Escribíamos ayer… de la
Metamorfosis de Amaia, de esa formidable mutación que en ella se opera, ni
siquiera en el escenario, al sólo entrar en contacto con la Música, como si fuera ésta un mágico bebedizo que de golpe
transforma a una joven apocada en toda una Deidad Hechizante. Recordé, al
escribir de Amaia, un caso idéntico,
bien que mucho menos glamouroso, que de primera mano conozco: músico también,
organista y cantor asimismo, su nombre es Pedro,
Pedro Bajo. Más Metamorfosis en él si cabe, pues, alejado de la música, Pedro es soso hasta decir basta, cuarentón poco agraciado, cargado de espaldas,
desastrado en el vestir, en fin, un tartamudeo congénito mortifica lo indecible
su existencia. Pero a-migo, es enchufar los bafles, embutirse en uno de esos
trajes horteras de solapas anchotas y colorones intolerables, aferrarse a los
teclados y empezar a darle y darle a las canciones –al tocar en bodorrios y
fiestas de pueblos, por fuerza ha de adaptarse él bien, so pena de acabar en el
pilón, a muy diversas y exigentes tesituras-, y del todo erguírsele de pronto la Figura -es de verse-, hasta componer una Presencia
centelleante que desprende magnetismo y seducción por todos los poros de la
piel, como demuestran los ojitos admirativos de no pocas admiradoras que a su
vera entonces se concentran. ¡Por completo cuando así canta y toca –o presenta
el siguiente tema- la tartamudez le desaparece! ¡Prolonga el fraseo de las
letras como un consumado experto entonces! La música, su buen trato con la
misma, como por milagro convierte a una suerte de jorobado tartajilla de
Leganés en un Prince de segunda, Prince al fin y al cabo. Disfruta Pedro esos momentos como nadie, claro.

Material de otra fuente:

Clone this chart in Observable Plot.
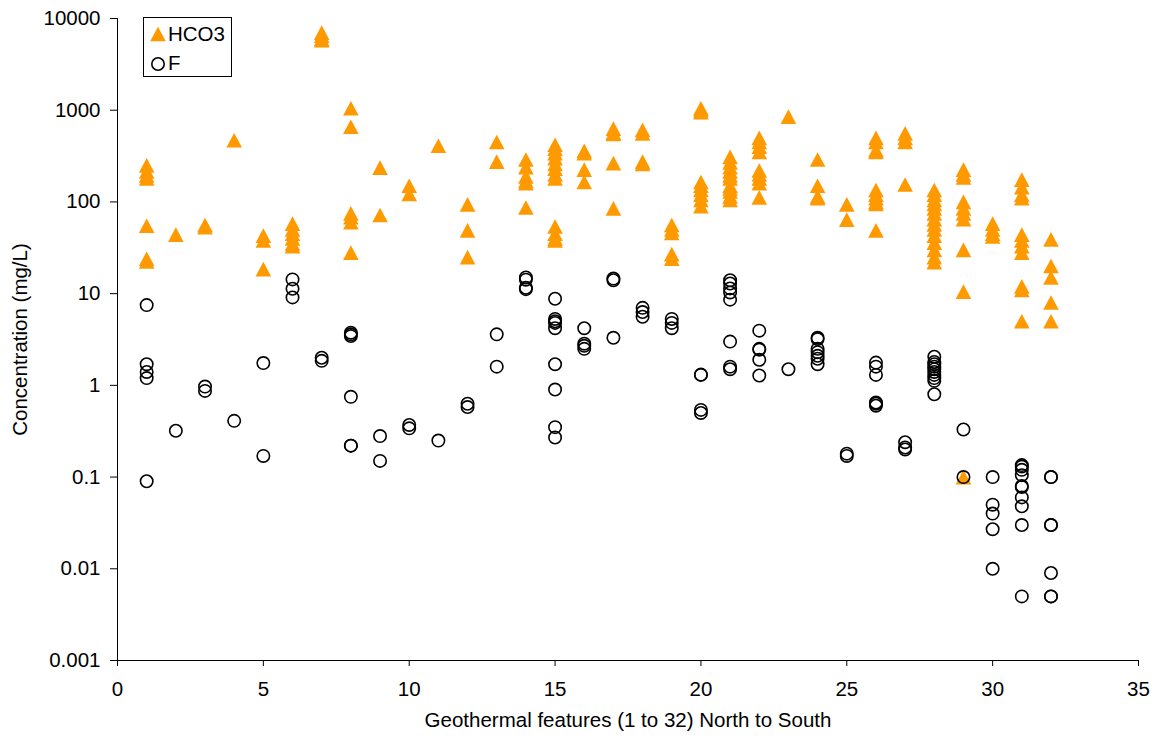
<!DOCTYPE html>
<html>
<head>
<meta charset="utf-8">
<script src="https://cdn.jsdelivr.net/npm/d3@7"></script>
<script src="https://cdn.jsdelivr.net/npm/@observablehq/plot@0.6"></script>
<style>
  html, body { margin: 0; padding: 0; background: #fff; }
  #wrap { position: relative; width: 1158px; height: 742px; font-family: "Liberation Sans", Arial, sans-serif; }
  #legend { position: absolute; left: 143px; top: 17px; width: 89px; height: 60px; border: 1px solid #000; background: #fff; box-sizing: border-box; }
  #legend svg { position: absolute; left: 0; top: 0; }
</style>
</head>
<body>
<div id="wrap"></div>
<script>
// ---- Data ----
const features = d3.range(1, 33);
const hco3ByFeature = [
  [250, 215, 195, 180, 55, 24, 22.5],
  [44],
  [56, 53],
  [470],
  [43, 38, 18.5],
  [58, 50, 45, 40, 35, 33],
  [7000, 6500, 6000, 5800],
  [1050, 660, 75, 68, 60, 28],
  [237, 72],
  [150, 122],
  [410],
  [94, 49, 25],
  [450, 275],
  [290, 240, 190, 170, 160, 87],
  [420, 380, 340, 300, 260, 230, 200, 180, 54, 45, 40, 38],
  [360, 340, 225, 165],
  [630, 570, 550, 265, 85],
  [610, 560, 275, 260],
  [56, 50, 46, 27, 24],
  [1050, 1000, 950, 165, 150, 135, 120, 105, 90],
  [310, 270, 240, 215, 195, 180, 150, 140, 130, 115, 105],
  [500, 450, 400, 350, 220, 200, 180, 160, 112],
  [850],
  [290, 150, 115, 110],
  [94, 64],
  [500, 450, 370, 350, 135, 120, 110, 100, 95, 49],
  [560, 500, 450, 155],
  [135, 120, 105, 95, 85, 75, 65, 57, 50, 43, 36, 30, 25, 22],
  [225, 200, 185, 100, 85, 75, 65, 30, 10.5, 0.1],
  [58, 50, 45, 42],
  [175, 145, 120, 110, 44, 38, 33, 28, 12, 11, 5],
  [39, 20, 15, 8, 5]
];
const fByFeature = [
  [7.5, 1.7, 1.4, 1.2, 0.09],
  [0.32],
  [0.97, 0.87],
  [0.41],
  [1.75, 0.17],
  [14.3, 11.3, 9.1],
  [2.0, 1.85],
  [3.75, 3.6, 3.45, 0.75, 0.22, 0.22],
  [0.28, 0.15],
  [0.37, 0.34],
  [0.25],
  [0.63, 0.58],
  [3.6, 1.6],
  [15, 14.2, 11.6, 11.2],
  [8.8, 5.3, 5.0, 4.8, 4.2, 1.7, 0.9, 0.35, 0.27],
  [4.2, 2.85, 2.7, 2.5],
  [14.6, 14.0, 3.3],
  [7.0, 6.3, 5.6],
  [5.3, 4.8, 4.2],
  [1.31, 1.3, 0.54, 0.5],
  [14, 12.9, 11.4, 10.3, 8.6, 3.0, 1.6, 1.5],
  [3.95, 2.5, 2.45, 1.9, 1.28],
  [1.5],
  [3.3, 3.2, 2.5, 2.3, 2.1, 1.95, 1.7],
  [0.18, 0.17],
  [1.77, 1.6, 1.3, 0.65, 0.63, 0.6],
  [0.24, 0.21, 0.2],
  [2.05, 1.8, 1.7, 1.6, 1.5, 1.4, 1.3, 1.2, 1.12, 0.8],
  [0.33, 0.1],
  [0.1, 0.05, 0.04, 0.027, 0.01],
  [0.135, 0.13, 0.12, 0.105, 0.08, 0.078, 0.06, 0.048, 0.03, 0.005],
  [0.1, 0.1, 0.03, 0.03, 0.009, 0.005, 0.005]
];
const yTicks = [0.001, 0.01, 0.1, 1, 10, 100, 1000, 10000];
const yTickLabels = ["0.001", "0.01", "0.1", "1", "10", "100", "1000", "10000"];
const xTicks = [0, 5, 10, 15, 20, 25, 30, 35];
const seriesNames = ["HCO3", "F"];
const xTitle = "Geothermal features (1 to 32) North to South";
const yTitle = "Concentration (mg/L)";
const orange = "#FF9900";

// ---- Build tables ----
const hco3 = features.flatMap((f, i) => hco3ByFeature[i].map(v => ({feature: f, value: v})));
const fl = features.flatMap((f, i) => fByFeature[i].map(v => ({feature: f, value: v})));

// Excel-like triangle (bbox-centred, a bit taller than equilateral)
const tri = {
  draw(ctx, size) {
    const r = Math.sqrt(size / Math.PI);
    const h = r * 0.94;
    ctx.moveTo(0, -h);
    ctx.lineTo(r, h);
    ctx.lineTo(-r, h);
    ctx.closePath();
  }
};

const fontSize = "20.5px";
const chart = Plot.plot({
  width: 1158,
  height: 742,
  marginLeft: 117,
  marginRight: 20,
  marginTop: 18,
  marginBottom: 82,
  style: {fontFamily: '"Liberation Sans", Arial, sans-serif', fontSize, color: "#000", background: "#fff", overflow: "visible"},
  x: {domain: [0, 35]},
  y: {type: "log", domain: [0.001, 10000]},
  marks: [
    Plot.axisX({ticks: xTicks, tickSize: 6, tickPadding: 15, label: null, stroke: "#000", strokeOpacity: 1, fontSize}),
    Plot.axisY({ticks: yTicks, tickFormat: d => yTickLabels[yTicks.indexOf(d)], tickSize: 7, tickPadding: 10, label: null, stroke: "#000", strokeOpacity: 1, fontSize}),
    Plot.ruleX([0], {stroke: "#000", strokeWidth: 1}),
    Plot.ruleY([0.001], {stroke: "#000", strokeWidth: 1}),
    Plot.dot(hco3, {x: "feature", y: "value", symbol: tri, r: 7.8, fill: orange, stroke: "none"}),
    Plot.dot(fl, {x: "feature", y: "value", symbol: "circle", r: 6.2, fill: "none", stroke: "#000", strokeWidth: 1.6}),
    Plot.text([xTitle], {frameAnchor: "bottom", dy: 66, textAnchor: "middle", fontSize}),
    Plot.text([yTitle], {frameAnchor: "left", dx: -97, rotate: -90, textAnchor: "middle", fontSize})
  ]
});
document.getElementById("wrap").appendChild(chart);

// ---- Legend ----
const legend = document.createElement("div");
legend.id = "legend";
const lsvg = d3.create("svg").attr("width", 89).attr("height", 60)
  .style("font-family", '"Liberation Sans", Arial, sans-serif').style("font-size", fontSize);
lsvg.append("path").attr("transform", "translate(14,16)").attr("d", d3.symbol(tri, Math.PI * 7.8 * 7.8)()).attr("fill", orange);
lsvg.append("circle").attr("cx", 14).attr("cy", 46).attr("r", 6.2).attr("fill", "none").attr("stroke", "#000").attr("stroke-width", 1.6);
lsvg.append("text").attr("x", 24).attr("y", 16).attr("dy", "0.35em").text(seriesNames[0]);
lsvg.append("text").attr("x", 24).attr("y", 45).attr("dy", "0.35em").text(seriesNames[1]);
legend.appendChild(lsvg.node());
document.getElementById("wrap").appendChild(legend);
</script>
</body>
</html>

Son su Vida. Se gana malamente así la vida. Cuando acaba su función, sudoroso y
en loor de multitudes, como si apurara el trance, quizás también para que nadie
quede ya por allí, se demora mucho en salir del camerino. Es doloroso entonces,
con la imagen aún viva en la retina de su indiscutible Esplendor, verlo normal
de nuevo, reducido de nuevo -uno más como los demás- a su borrosa estampa
encorvada, a su trabucarse con las palabras más habituales. Bueno, Pedro no es joven, ni tiene el mundo y
el futuro a sus pies, y lo suyo es más bien una Operación Fracaso, pero
yo le tengo ley. Admiro también en él lo que, a pesar de tantísima distancia,
con Amaia comparte: ambos tienen un Don.